La résiliation pour faute : Si le locataire ne paie pas ou viole le contrat, le bailleur doit obligatoirement lui adresser une mise en demeure. Le locataire a alors un mois pour régulariser la situation. Ce n'est qu'après ce délai, si la faute persiste, que le juge peut être saisi.
En matière de Bail d'Habitation
Les procédures sont distinctes et viennent d'être renforcées en Côte d'Ivoire par la Loi N° 2025-221 du 28 mars 2025 :
Le préavis : L'usage fixe généralement le délai de congé à trois (3) mois pour reprendre le local.
Expulsion accélérée : La nouvelle loi ivoirienne de 2025 prévoit que le juge des référés doit statuer dans un délai maximal de quinze (15) jours pour une demande d'expulsion en cas de manquement aux obligations (ex: non-paiement). De plus, le commandement de libérer les lieux doit accorder un délai minimal de huit jours.
4. La Cession de Bail et la Sous-location
Bail Professionnel : La cession du bail est très favorisée. Si le commerçant cède son fonds de commerce (son entreprise), le bailleur ne peut pas s'opposer à la cession du bail qui l'accompagne. La cession s'impose à lui.Bail d'Habitation : La règle est inverse. Selon l'article 1717 du Code Civil, le locataire a le droit de sous-louer ou céder son bail sauf si cette faculté lui a été interdite. En pratique, la quasi-totalité des contrats d'habitation interdisent la cession ou la sous-location sans l'accord écrit du propriétaire.
En Résumé
Critères
Bail à Usage Professionnel (OHADA)
Bail à Usage d'Habitation (Code Civil / Loi 2025)
Texte de base
Acte Uniforme Droit Commercial Général (AUDCG)

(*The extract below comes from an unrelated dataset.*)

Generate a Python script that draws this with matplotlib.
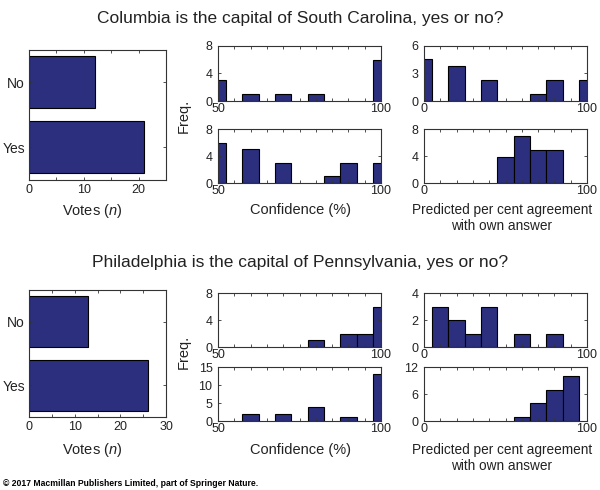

Code Civil & Lois nationales (ex: Loi 2025-221 CI)
Droit au renouvellement
Acquis après 2 ans d'exploitation.
Non automatique (tacite reconduction possible).
Rupture par le bailleur
Préavis de 6 mois (si durée indéterminée) + Indemnité d'éviction si refus de renouvellement.
Préavis généralement de 3 mois. Procédure d'expulsion accélérée (15 jours) en cas d'impayés.
Mise en demeure
Obligatoire, délai d'1 mois avant saisine du juge.
Commandement de libérer les lieux (délai min. 8 jours).
Cession du bail
S'impose au bailleur si cédé avec le fonds de commerce.
Interdite sans accord du bailleur (en général).